Infelizmente, nos dias atuais, apesar de muitos pais reconhecerem a princípio a paternidade de seus filhos, depois de algum tempo ou logo após o reconhecimento da filiação, praticam o abandono afetivo, pouco convivendo com eles, os quais crescem sem a participação ativa dos genitores em suas vidas.
Com o passar dos anos e principalmente depois de alcançada a maioridade civil, os filhos passam a cogitar a possibilidade de excluir de suas certidões de nascimento o nome paterno, em razão da prática do abandono afetivo, como forma de excluir, definitivamente, de suas vidas o genitor que nunca foi capaz de exercer a paternidade responsável.
Com razão, o abandono afetivo, além de ser muito prejudicial ao desenvolvimento psicológico de qualquer criança, acarreta sentimentos de insegurança, de não pertencimento, de humilhação e vexame, fazendo com que os filhos queiram por um ponto final na relação filho-pai, que, na verdade, nunca sequer existiu.
É pacifico o entendimento dos Tribunais quanto à possibilidade de exclusão do sobrenome paterno, em casos envolvendo a prática de abandono afetivo.

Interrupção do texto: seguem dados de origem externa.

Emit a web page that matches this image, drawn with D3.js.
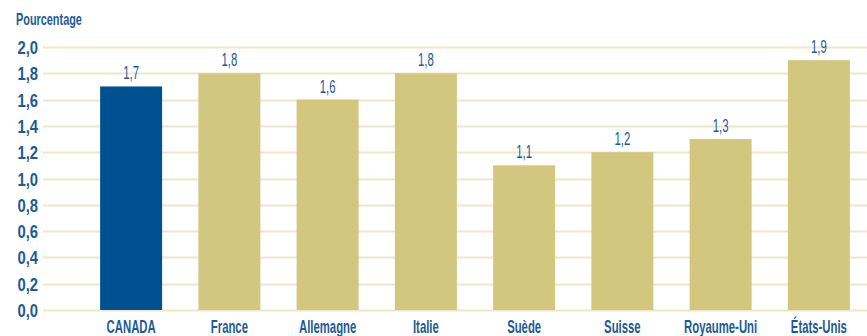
<!DOCTYPE html>
<html>
<head>
<meta charset="utf-8">
<script src="https://cdn.jsdelivr.net/npm/d3@7"></script>
<style>
  html, body { margin: 0; padding: 0; background: #ffffff; }
  svg { display: block; }
  text { font-family: "Liberation Sans", Arial, sans-serif; }
</style>
</head>
<body>
<svg id="chart" width="867" height="336"></svg>
<script>
const categories = ["CANADA", "France", "Allemagne", "Italie", "Suède", "Suisse", "Royaume-Uni", "États-Unis"];
const values = [1.7, 1.8, 1.6, 1.8, 1.1, 1.2, 1.3, 1.9];
const yTicks = [0, 0.2, 0.4, 0.6, 0.8, 1.0, 1.2, 1.4, 1.6, 1.8, 2.0];
const highlight = "CANADA";
const yAxisTitle = "Pourcentage";

const W = 867, H = 336;
const blueText = "#1d5a98";
const barBlue = "#00518f";
const barKhaki = "#d3c67f";
const gridCol = "#efe6c7";

const svg = d3.select("#chart");

const x = d3.scaleBand()
  .domain(categories)
  .range([82, 868])
  .paddingInner(0.369)
  .paddingOuter(0.1845);

const y = d3.scaleLinear().domain([0, 2]).range([310, 47]);

const fmt = v => d3.format(".1f")(v).replace(".", ",");

// gridlines
svg.append("g").selectAll("line").data(yTicks).join("line")
  .attr("x1", 43).attr("x2", W)
  .attr("y1", d => Math.round(y(d)) + 0.5).attr("y2", d => Math.round(y(d)) + 0.5)
  .attr("stroke", gridCol).attr("stroke-width", 2);

// y tick labels
const tg = svg.append("g").selectAll("g").data(yTicks).join("g")
  .attr("transform", d => `translate(38,${y(d) + 7})`);
tg.append("text")
  .attr("transform", "scale(0.78,1)")
  .attr("text-anchor", "end")
  .attr("font-size", 19).attr("font-weight", "bold")
  .attr("fill", blueText)
  .text(d => fmt(d));

// y axis title
svg.append("g").attr("transform", "translate(16,25)")
  .append("text")
  .attr("transform", "scale(0.64,1)")
  .attr("font-size", 17).attr("font-weight", "bold")
  .attr("fill", blueText)
  .text(yAxisTitle);

// bars
svg.append("g").selectAll("rect").data(categories).join("rect")
  .attr("x", d => x(d))
  .attr("width", x.bandwidth())
  .attr("y", (d, i) => y(values[i]))
  .attr("height", (d, i) => y(0) - y(values[i]))
  .attr("fill", d => d === highlight ? barBlue : barKhaki);

// value labels
const vg = svg.append("g").selectAll("g").data(categories).join("g")
  .attr("transform", (d, i) => `translate(${x(d) + x.bandwidth() / 2},${y(values[i]) - 7})`);
vg.append("text")
  .attr("transform", "scale(0.6,1)")
  .attr("text-anchor", "middle")
  .attr("font-size", 19)
  .attr("fill", blueText)
  .text((d, i) => fmt(values[i]));

// category labels
const cg = svg.append("g").selectAll("g").data(categories).join("g")
  .attr("transform", d => `translate(${x(d) + x.bandwidth() / 2},333)`);
cg.append("text")
  .attr("transform", "scale(0.63,1)")
  .attr("text-anchor", "middle")
  .attr("font-size", 18).attr("font-weight", "bold")
  .attr("fill", blueText)
  .text(d => d);
</script>
</body>
</html>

Entretanto, por vezes, o filho pretende não só a exclusão do sobrenome paterno, mas sim a desconstituição da filiação, como forma de preservar os seus interesses e fazer valer os seus direitos, fundamentados principalmente no princípio constitucional da dignidade da pessoa humana.
Felizmente, há uma brecha na lei, que autoriza a impugnação da paternidade, sem a apresentação de qualquer justificativa, desde que preenchidos os pressupostos legais.
Com efeito, reza o artigo 1614 do Código Civil: “O filho maior não pode ser reconhecido sem o seu consentimento, e o menor pode impugnar o reconhecimento, nos quatro anos que se seguirem à maioridade, ou à emancipação.”
A segunda parte do dispositivo legal dispõe que, depois de atingida a maioridade (que ocorre aos 18 anos de idade), poderá o filho impugnar (contestar) o reconhecimento da paternidade, no prazo de quatro anos, isto é, até os 22 anos de idade completos, sem ter que apresentar qualquer justificativa.
A consequência legal da desconstituição da filiação é a exclusão da paternidade, anulando-se a certidão de nascimento original da parte interessada, para manter no assento civil apenas a filiação materna.
Em outras palavras, não será excluído apenas o sobrenome paterno, como ocorre nos casos em que há prática de abandono afetivo, mas será desconstituída a filiação, de modo a preservar os interesses dos filhos que não tiveram a presença de seus pais em suas vidas.
Contudo, se a parte interessada contar com mais de 22 anos de idade, não será possível pedir a exclusão da paternidade; apenas será possível a exclusão do sobrenome do pai do assento civil e desde que comprovado o abandono afetivo.
Conclui-se, portanto, que o artigo 1614 do Código Civil é de suma importância em casos que envolvem genitores ausentes, descumpridores da paternidade responsável, possibilitando, de uma forma tranquila, a exclusão da paternidade.